▼

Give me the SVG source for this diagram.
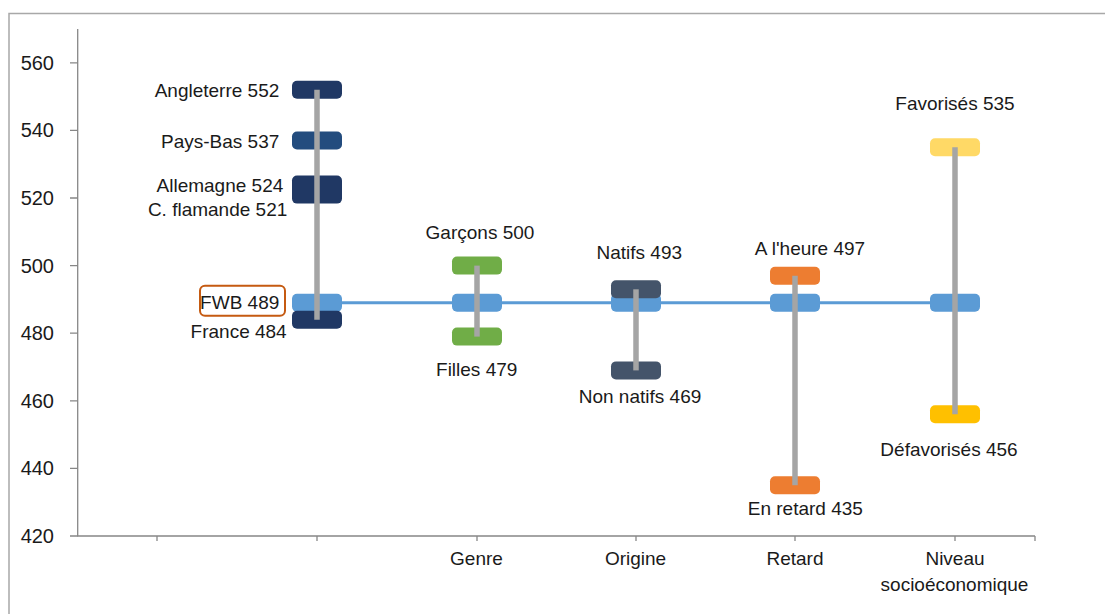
<svg xmlns="http://www.w3.org/2000/svg" width="1105" height="614" viewBox="0 0 1105 614">
<style>
  text { font-family: "Liberation Sans", Arial, sans-serif; font-size: 19px; fill: #1a1a1a; }
  .ax { font-size: 20px; text-anchor: end; }
  .mid { text-anchor: middle; }
  .end { text-anchor: end; }
  .axis { stroke: #878787; stroke-width: 1.3; fill: none; }
  .bar { stroke: #a5a5a5; stroke-width: 5.5; }
  .mean { stroke: #5b9bd5; stroke-width: 3; }
  .box { rx: 5; ry: 5; }
  .fwb { fill: #5b9bd5; }
  .navy { fill: #203864; }
  .navy2 { fill: #234c7e; }
  .green { fill: #70ad47; }
  .slate { fill: #44546a; }
  .orange { fill: #ed7d31; }
  .yellow { fill: #ffd966; }
  .gold { fill: #ffc000; }
</style>
<rect x="0" y="0" width="1105" height="614" fill="#ffffff"/>
<rect x="9" y="13.5" width="1110" height="620" fill="none" stroke="#a8a8a8" stroke-width="1.5"/>

<g id="axes">
  <path class="axis" d="M77.7 29 V536 H1035"/>
  <path class="axis" d="M70 62.8 H77.7 M70 130.4 H77.7 M70 198 H77.7 M70 265.6 H77.7 M70 333.2 H77.7 M70 400.8 H77.7 M70 468.4 H77.7 M70 536 H77.7"/>
  <path class="axis" d="M157 536 V541 M317 536 V541 M477 536 V541 M636 536 V541 M795 536 V541 M955 536 V541 M1035 536 V541"/>
  <text class="ax" x="54" y="69.8">560</text>
  <text class="ax" x="54" y="137.4">540</text>
  <text class="ax" x="54" y="205">520</text>
  <text class="ax" x="54" y="272.6">500</text>
  <text class="ax" x="54" y="340.2">480</text>
  <text class="ax" x="54" y="407.8">460</text>
  <text class="ax" x="54" y="475.4">440</text>
  <text class="ax" x="54" y="543">420</text>
  <text class="mid" x="476.5" y="565">Genre</text>
  <text class="mid" x="635.5" y="565">Origine</text>
  <text class="mid" x="795" y="565">Retard</text>
  <text class="mid" x="955" y="565">Niveau</text>
  <text class="mid" x="954.5" y="590.7">socioéconomique</text>
</g>

<g id="connectors">
  <line class="mean" x1="317" y1="302.8" x2="955" y2="302.8"/>
</g>

<g id="pays">
  <rect class="box navy" x="292" y="80.8" width="50" height="18"/>
  <rect class="box navy2" x="292" y="131.5" width="50" height="18"/>
  <rect class="box navy" x="292" y="175.5" width="50" height="28.1"/>
  <rect class="box fwb" x="292" y="293.8" width="50" height="18"/>
  <rect class="box navy" x="292" y="310.7" width="50" height="18"/>
  <text class="end" x="279.3" y="97.3">Angleterre 552</text>
  <text class="end" x="279.3" y="147.7">Pays-Bas 537</text>
  <text class="end" x="283.3" y="191.7">Allemagne 524</text>
  <text class="end" x="287.3" y="216">C. flamande 521</text>
  <rect x="200" y="285.7" width="85" height="30" rx="5" ry="5" fill="#ffffff" stroke="#c55a11" stroke-width="2"/>
  <text class="end" x="279.3" y="309.3">FWB 489</text>
  <text class="end" x="286.7" y="338.3">France 484</text>
</g>

<g id="genre">
  <rect class="box fwb" x="452" y="293.8" width="50" height="18"/>
  <rect class="box green" x="452" y="256.6" width="50" height="18"/>
  <rect class="box green" x="452" y="327.6" width="50" height="18"/>
  <text class="mid" x="480" y="239">Garçons 500</text>
  <text class="mid" x="476.7" y="376">Filles 479</text>
</g>

<g id="origine">
  <rect class="box fwb" x="611" y="293.8" width="50" height="18"/>
  <rect class="box slate" x="611" y="280.3" width="50" height="18"/>
  <rect class="box slate" x="611" y="361.4" width="50" height="18"/>
  <text class="mid" x="639.3" y="259.3">Natifs 493</text>
  <text class="mid" x="640" y="403.3">Non natifs 469</text>
</g>

<g id="retard">
  <rect class="box fwb" x="770" y="293.8" width="50" height="18"/>
  <rect class="box orange" x="770" y="266.7" width="50" height="18"/>
  <rect class="box orange" x="770" y="476.3" width="50" height="18"/>
  <text class="mid" x="810" y="255">A l'heure 497</text>
  <text class="mid" x="805.3" y="515">En retard 435</text>
</g>

<g id="niveau">
  <rect class="box fwb" x="930" y="293.8" width="50" height="18"/>
  <rect class="box yellow" x="930" y="138.3" width="50" height="18"/>
  <rect class="box gold" x="930" y="405.3" width="50" height="18"/>
  <text class="mid" x="955" y="110">Favorisés 535</text>
  <text class="mid" x="949" y="456">Défavorisés 456</text>
</g>

<g id="ranges">
  <line class="bar" x1="317" y1="89.8" x2="317" y2="319.7"/>
  <line class="bar" x1="477" y1="265.6" x2="477" y2="336.6"/>
  <line class="bar" x1="636" y1="289.3" x2="636" y2="370.4"/>
  <line class="bar" x1="795" y1="275.7" x2="795" y2="485.3"/>
  <line class="bar" x1="955" y1="147.3" x2="955" y2="414.3"/>
</g>
</svg>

▲

Keep the pictures out of the copy and write out the data exactly as it stands.

Give me the SVG source for this diagram.
<svg xmlns="http://www.w3.org/2000/svg" width="1105" height="614" viewBox="0 0 1105 614">
<style>
  text { font-family: "Liberation Sans", Arial, sans-serif; font-size: 19px; fill: #1a1a1a; }
  .ax { font-size: 20px; text-anchor: end; }
  .mid { text-anchor: middle; }
  .end { text-anchor: end; }
  .axis { stroke: #878787; stroke-width: 1.3; fill: none; }
  .bar { stroke: #a5a5a5; stroke-width: 5.5; }
  .mean { stroke: #5b9bd5; stroke-width: 3; }
  .box { rx: 5; ry: 5; }
  .fwb { fill: #5b9bd5; }
  .navy { fill: #203864; }
  .navy2 { fill: #234c7e; }
  .green { fill: #70ad47; }
  .slate { fill: #44546a; }
  .orange { fill: #ed7d31; }
  .yellow { fill: #ffd966; }
  .gold { fill: #ffc000; }
</style>
<rect x="0" y="0" width="1105" height="614" fill="#ffffff"/>
<rect x="9" y="13.5" width="1110" height="620" fill="none" stroke="#a8a8a8" stroke-width="1.5"/>

<g id="axes">
  <path class="axis" d="M77.7 29 V536 H1035"/>
  <path class="axis" d="M70 62.8 H77.7 M70 130.4 H77.7 M70 198 H77.7 M70 265.6 H77.7 M70 333.2 H77.7 M70 400.8 H77.7 M70 468.4 H77.7 M70 536 H77.7"/>
  <path class="axis" d="M157 536 V541 M317 536 V541 M477 536 V541 M636 536 V541 M795 536 V541 M955 536 V541 M1035 536 V541"/>
  <text class="ax" x="54" y="69.8">560</text>
  <text class="ax" x="54" y="137.4">540</text>
  <text class="ax" x="54" y="205">520</text>
  <text class="ax" x="54" y="272.6">500</text>
  <text class="ax" x="54" y="340.2">480</text>
  <text class="ax" x="54" y="407.8">460</text>
  <text class="ax" x="54" y="475.4">440</text>
  <text class="ax" x="54" y="543">420</text>
  <text class="mid" x="476.5" y="565">Genre</text>
  <text class="mid" x="635.5" y="565">Origine</text>
  <text class="mid" x="795" y="565">Retard</text>
  <text class="mid" x="955" y="565">Niveau</text>
  <text class="mid" x="954.5" y="590.7">socioéconomique</text>
</g>

<g id="connectors">
  <line class="mean" x1="317" y1="302.8" x2="955" y2="302.8"/>
</g>

<g id="pays">
  <rect class="box navy" x="292" y="80.8" width="50" height="18"/>
  <rect class="box navy2" x="292" y="131.5" width="50" height="18"/>
  <rect class="box navy" x="292" y="175.5" width="50" height="28.1"/>
  <rect class="box fwb" x="292" y="293.8" width="50" height="18"/>
  <rect class="box navy" x="292" y="310.7" width="50" height="18"/>
  <text class="end" x="279.3" y="97.3">Angleterre 552</text>
  <text class="end" x="279.3" y="147.7">Pays-Bas 537</text>
  <text class="end" x="283.3" y="191.7">Allemagne 524</text>
  <text class="end" x="287.3" y="216">C. flamande 521</text>
  <rect x="200" y="285.7" width="85" height="30" rx="5" ry="5" fill="#ffffff" stroke="#c55a11" stroke-width="2"/>
  <text class="end" x="279.3" y="309.3">FWB 489</text>
  <text class="end" x="286.7" y="338.3">France 484</text>
</g>

<g id="genre">
  <rect class="box fwb" x="452" y="293.8" width="50" height="18"/>
  <rect class="box green" x="452" y="256.6" width="50" height="18"/>
  <rect class="box green" x="452" y="327.6" width="50" height="18"/>
  <text class="mid" x="480" y="239">Garçons 500</text>
  <text class="mid" x="476.7" y="376">Filles 479</text>
</g>

<g id="origine">
  <rect class="box fwb" x="611" y="293.8" width="50" height="18"/>
  <rect class="box slate" x="611" y="280.3" width="50" height="18"/>
  <rect class="box slate" x="611" y="361.4" width="50" height="18"/>
  <text class="mid" x="639.3" y="259.3">Natifs 493</text>
  <text class="mid" x="640" y="403.3">Non natifs 469</text>
</g>

<g id="retard">
  <rect class="box fwb" x="770" y="293.8" width="50" height="18"/>
  <rect class="box orange" x="770" y="266.7" width="50" height="18"/>
  <rect class="box orange" x="770" y="476.3" width="50" height="18"/>
  <text class="mid" x="810" y="255">A l'heure 497</text>
  <text class="mid" x="805.3" y="515">En retard 435</text>
</g>

<g id="niveau">
  <rect class="box fwb" x="930" y="293.8" width="50" height="18"/>
  <rect class="box yellow" x="930" y="138.3" width="50" height="18"/>
  <rect class="box gold" x="930" y="405.3" width="50" height="18"/>
  <text class="mid" x="955" y="110">Favorisés 535</text>
  <text class="mid" x="949" y="456">Défavorisés 456</text>
</g>

<g id="ranges">
  <line class="bar" x1="317" y1="89.8" x2="317" y2="319.7"/>
  <line class="bar" x1="477" y1="265.6" x2="477" y2="336.6"/>
  <line class="bar" x1="636" y1="289.3" x2="636" y2="370.4"/>
  <line class="bar" x1="795" y1="275.7" x2="795" y2="485.3"/>
  <line class="bar" x1="955" y1="147.3" x2="955" y2="414.3"/>
</g>
</svg>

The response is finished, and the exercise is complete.